Voltaire a judicieusement rapproché les affirmations, si positives, produites en faveur de ces contes de celles qui ont été produites à propos de légendes sacrées plus accréditées ; et il en a conclu, comme conséquence naturelle, que les témoignages prétendus contemporains ont peu de valeur en matière de critique quand l’erreur qu’il s’agit de mettre au jour a été adoptée a priori par ces témoins, et lorsque les habitudes de critique et de doute sont absolument étrangères à l’époque ou au milieu dans lequel iis vivent. Laissons parler le philosophe de Ferney :

« C’est une chose à mon gré très curieuse que les procès-verbaux faits juridiquement concernant tous les morts qui étaient sortis de leur tombeau pour venir sucer tes petits garçons et les petites filles du voisinage. Dom Calmet rapporte qu’en Hongrie deux officiers délégués par l’empereur Charles VI, assistés du bailli du lieu et du bourreau, allèrent faire enquête d’un vampire mort depuis six semaines, qui suçait tout le voisinage On le trouva dans sa bière, frais, gaillard, les yeux ouverts, et demandant à manger ; le bailli rendit la sentence. Le bourreau arracha le cœur au vampire, et le brûla, après quoi le vampire ne mangea plus. Qu’on ose douter après cela des morts ressuscités dont nos anciennes légendes sont remplies, et de tous les miracles rapportés par Bollandus et par le sincère et révérend Dom Ruinart. »
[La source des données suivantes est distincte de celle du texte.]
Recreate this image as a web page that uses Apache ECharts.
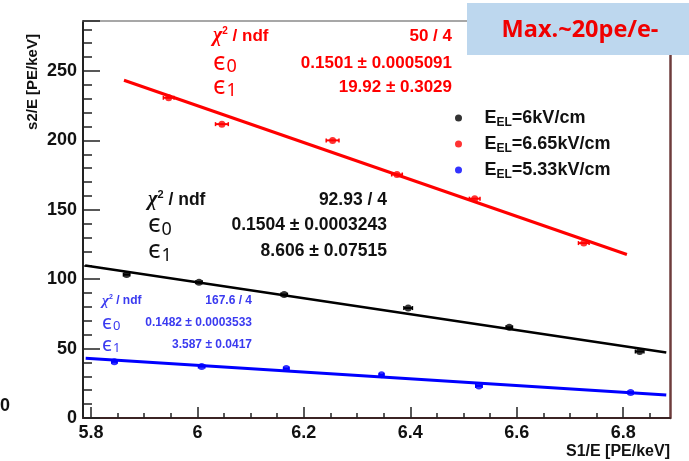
<!DOCTYPE html>
<html>
<head>
<meta charset="utf-8">
<script src="https://cdn.jsdelivr.net/npm/echarts@6/dist/echarts.min.js"></script>
<style>
  html, body { margin: 0; padding: 0; background: #fff; }
  #chart { width: 689px; height: 461px; }
</style>
</head>
<body>
<div id="chart"></div>
<script>
// measured points, S1/E vs s2/E
const blackX = [5.867, 6.003, 6.163, 6.396, 6.586, 6.831];
const blackY = [103.3, 97.8, 88.9, 79.2, 65.3, 47.9];
const blackErrX = [0.006, 0.006, 0.006, 0.008, 0.006, 0.008];

const redX = [5.946, 6.046, 6.254, 6.375, 6.521, 6.726];
const redY = [230.7, 211.7, 200.0, 175.4, 158.0, 126.0];
const redErrX = [0.010, 0.012, 0.012, 0.010, 0.010, 0.010];

const blueX = [5.844, 6.008, 6.167, 6.346, 6.529, 6.814];
const blueY = [40.5, 37.1, 35.6, 31.1, 23.1, 18.3];
const blueErrX = [0.005, 0.006, 0.005, 0.004, 0.006, 0.005];

// fit line end points
const blackFitX = [5.789, 6.881];
const blackFitY = [109.8, 47.2];
const redFitX = [5.862, 6.807];
const redFitY = [243.3, 117.8];
const blueFitX = [5.790, 6.881];
const blueFitY = [43.1, 16.6];

const xMajor = [5.8, 6.0, 6.2, 6.4, 6.6, 6.8];
const xMinor = [5.85, 5.9, 5.95, 6.05, 6.1, 6.15, 6.25, 6.3, 6.35, 6.45, 6.5, 6.55, 6.65, 6.7, 6.75, 6.85];

const names = ["E_EL=6kV/cm", "E_EL=6.65kV/cm", "E_EL=5.33kV/cm"];

const zip = (xs, ys) => xs.map((x, i) => [x, ys[i]]);
const zipErr = (xs, ys, es) => xs.map((x, i) => [x, ys[i], es[i]]);

const errBars = (data, color) => ({
    type: "custom",
    silent: true,
    data: data,
    renderItem: (params, api) => {
        const a = api.coord([api.value(0) - api.value(2), api.value(1)]);
        const b = api.coord([api.value(0) + api.value(2), api.value(1)]);
        return {
            type: "group",
            children: [
                { type: "line", shape: { x1: a[0], y1: a[1], x2: b[0], y2: b[1] }, style: { stroke: color, lineWidth: 2 } },
                { type: "line", shape: { x1: a[0], y1: a[1] - 2, x2: a[0], y2: a[1] + 2 }, style: { stroke: color, lineWidth: 1.5 } },
                { type: "line", shape: { x1: b[0], y1: b[1] - 2, x2: b[0], y2: b[1] + 2 }, style: { stroke: color, lineWidth: 1.5 } }
            ]
        };
    },
    z: 3
});

const fitLine = (xs, ys, color, width) => ({
    type: "line",
    data: zip(xs, ys),
    symbol: "none",
    silent: true,
    lineStyle: { color: color, width: width },
    z: 2
});

const scatter = (name, xs, ys, color) => ({
    name: name,
    type: "scatter",
    data: zip(xs, ys),
    symbol: "circle",
    symbolSize: 7,
    itemStyle: { color: color },
    z: 4
});

// fit-statistics box text
const statFont = "Liberation Sans, Arial, sans-serif";
const statRich = (size, color) => ({
    b: { fontFamily: statFont, fontWeight: "bold", fontSize: size, fill: color },
    chi: { fontFamily: "Liberation Serif, serif", fontStyle: "italic", fontWeight: "bold", fontSize: size + 3, fill: color },
    sup: { fontFamily: statFont, fontWeight: "bold", fontSize: Math.round(size * 0.6), fill: color, verticalAlign: "top", padding: [0, 0, size * 0.6, 0] },
    eps: { fontFamily: "Noto Sans, sans-serif", fontSize: size + 8, fill: color },
    sub: { fontFamily: "Noto Sans, sans-serif", fontSize: Math.round(size * 1.05), fill: color, padding: [size * 0.5, 0, 0, 1] }
});

const statBlock = (left, right, ys, size, color, vals) => {
    const rich = statRich(size, color);
    const lab = ["{chi|χ}{sup|2}{b| / ndf}", "{eps|ϵ}{sub|0}", "{eps|ϵ}{sub|1}"];
    const out = [];
    ys.forEach((y, i) => {
        out.push({ type: "text", x: left, y: y, style: { text: lab[i], rich: rich, verticalAlign: "middle", textAlign: "left" }, z: 10 });
        out.push({ type: "text", x: right, y: y, style: { text: vals[i], fontFamily: statFont, fontWeight: "bold", fontSize: size, fill: color, verticalAlign: "middle", textAlign: "right" }, z: 10 });
    });
    return out;
};

const option = {
    animation: false,
    grid: { left: 83, right: 19, top: 21, bottom: 43 },
    legend: {
        data: names,
        orient: "vertical",
        left: 450,
        top: 104,
        itemWidth: 42,
        itemHeight: 7,
        itemGap: 6,
        icon: "circle",
        formatter: (n) => "{b|E}{s|EL}{b|" + n.slice(4) + "}",
        textStyle: {
            rich: {
                b: { fontFamily: statFont, fontWeight: "bold", fontSize: 18, color: "#111", height: 22 },
                s: { fontFamily: statFont, fontWeight: "bold", fontSize: 12, color: "#111", padding: [10, 0, 0, 0] }
            }
        }
    },
    xAxis: [
        {
            type: "value",
            min: 5.785,
            max: 6.888,
            position: "bottom",
            axisLine: { lineStyle: { color: "#3b2424", width: 2 } },
            axisTick: { inside: true, length: 11, customValues: xMajor, lineStyle: { color: "#222", width: 1.5 } },
            axisLabel: {
                customValues: xMajor,
                margin: 6,
                formatter: (v) => String(Math.round(v * 10) / 10),
                fontFamily: statFont,
                fontWeight: "bold",
                fontSize: 18,
                color: "#111"
            },
            splitLine: { show: false }
        },
        {
            type: "value",
            min: 5.785,
            max: 6.888,
            position: "bottom",
            axisLine: { show: false },
            axisTick: { inside: true, length: 5, customValues: xMinor, lineStyle: { color: "#222", width: 1.5 } },
            axisLabel: { show: false },
            splitLine: { show: false }
        },
        {
            type: "value",
            min: 5.785,
            max: 6.888,
            position: "top",
            axisLine: { lineStyle: { color: "#8a8a8a", width: 1.5 } },
            axisTick: { show: false },
            axisLabel: { show: false },
            splitLine: { show: false }
        }
    ],
    yAxis: [
        {
            type: "value",
            min: 0,
            max: 286,
            interval: 50,
            position: "left",
            axisLine: { show: true, lineStyle: { color: "#222", width: 2 } },
            axisTick: { inside: true, length: 17, lineStyle: { color: "#222", width: 1.5 } },
            minorTick: { show: true, splitNumber: 5, length: 9, lineStyle: { color: "#222", width: 1.5 } },
            axisLabel: {
                margin: 6,
                showMaxLabel: false,
                fontFamily: statFont,
                fontWeight: "bold",
                fontSize: 18,
                color: "#111"
            },
            splitLine: { show: false }
        },
        {
            type: "value",
            min: 0,
            max: 286,
            position: "right",
            axisLine: { show: true, lineStyle: { color: "#6e3c3c", width: 2.5 } },
            axisTick: { show: false },
            axisLabel: { show: false },
            splitLine: { show: false }
        }
    ],
    series: [
        fitLine(redFitX, redFitY, "#ff0000", 3),
        fitLine(blackFitX, blackFitY, "#000000", 2.5),
        fitLine(blueFitX, blueFitY, "#0000ff", 3),
        errBars(zipErr(redX, redY, redErrX), "#ff0000"),
        errBars(zipErr(blackX, blackY, blackErrX), "#000000"),
        errBars(zipErr(blueX, blueY, blueErrX), "#0000ff"),
        scatter(names[0], blackX, blackY, "#000000"),
        scatter(names[1], redX, redY, "#ff0000"),
        scatter(names[2], blueX, blueY, "#0000ff")
    ],
    graphic: [
        { type: "rect", shape: { x: 467, y: 3, width: 222, height: 52 }, style: { fill: "#bdd7ee" }, z: 20 },
        { type: "text", x: 580, y: 30, style: { text: "Max.~20pe/e-", fontFamily: "Open Sans, sans-serif", fontWeight: "bold", fontSize: 23.5, fill: "#f00000", textAlign: "center", verticalAlign: "middle" }, z: 21 },
        { type: "text", x: 33, y: 82, rotation: Math.PI / 2, style: { text: "s2/E [PE/keV]", fontFamily: statFont, fontWeight: "bold", fontSize: 15, fill: "#111", textAlign: "center", verticalAlign: "middle" }, z: 10 },
        { type: "text", x: 670, y: 452, style: { text: "S1/E [PE/keV]", fontFamily: statFont, fontWeight: "bold", fontSize: 16, fill: "#111", textAlign: "right", verticalAlign: "middle" }, z: 10 },
        { type: "text", x: 0, y: 406, style: { text: "0", fontFamily: statFont, fontWeight: "bold", fontSize: 18, fill: "#111", textAlign: "left", verticalAlign: "middle" }, z: 10 }
    ]
        .concat(statBlock(213, 452, [36, 63, 87], 17, "#ff0000", ["50 / 4", "0.1501 ± 0.0005091", "19.92 ± 0.3029"]))
        .concat(statBlock(148, 387, [200, 225, 251], 17.5, "#111111", ["92.93 / 4", "0.1504 ± 0.0003243", "8.606 ± 0.07515"]))
        .concat(statBlock(102, 252, [301, 323, 345], 12, "#3a3af0", ["167.6 / 4", "0.1482 ± 0.0003533", "3.587 ± 0.0417"]))
};

const initChart = () => {
    const chart = echarts.init(document.getElementById("chart"));
    chart.setOption(option);
};

window.addEventListener("load", () => {
    initChart();
});
</script>
</body>
</html>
La croyance au vampirisme a presque totalement disparu en Allemagne ; mais elle persiste encore dans l’Esclavonie, la Morlaquie et chez les paysans de la Grèce.

Ces vampires semblent avoir une certaine parenté d’une part avec les ghouls de l’Orient, de l’autre avec les lémures des anciens et les Lamies. Le ghoul est une sorte de djinn ou de mauvais génie qui mange les hommes et les cadavres ; aussi le rencontre-t-on surtout près des cimetières. Souvent il prend l’apparence d’une femme. Malheur au vojageur qui cède aux provocations amoureuses qu’elle lui adresse ; il assouvit sa voracité.

Les lémures étaient les âmes des méchants ou de ceux qui n’avaient point reçu la sépulture, lesquelles tourmentaient les vivants ; les lamies étaient des spectres féminins, qui s’attachaient aux enfants, en buvaient le sang et en dévoraient la chair.

Mais ces analogies ne sauraient être une raison suffisante pour faire dériver ces croyances d’une origine commune. L’imagination crédule des populations primitives s’est maintes fois rencontrée dans ces créations. Le champ des spéculations superstitieuses est assez limité pour que des esprits différents et indépendants les uns des autres aient pu fréquemment s’arrêter au même point.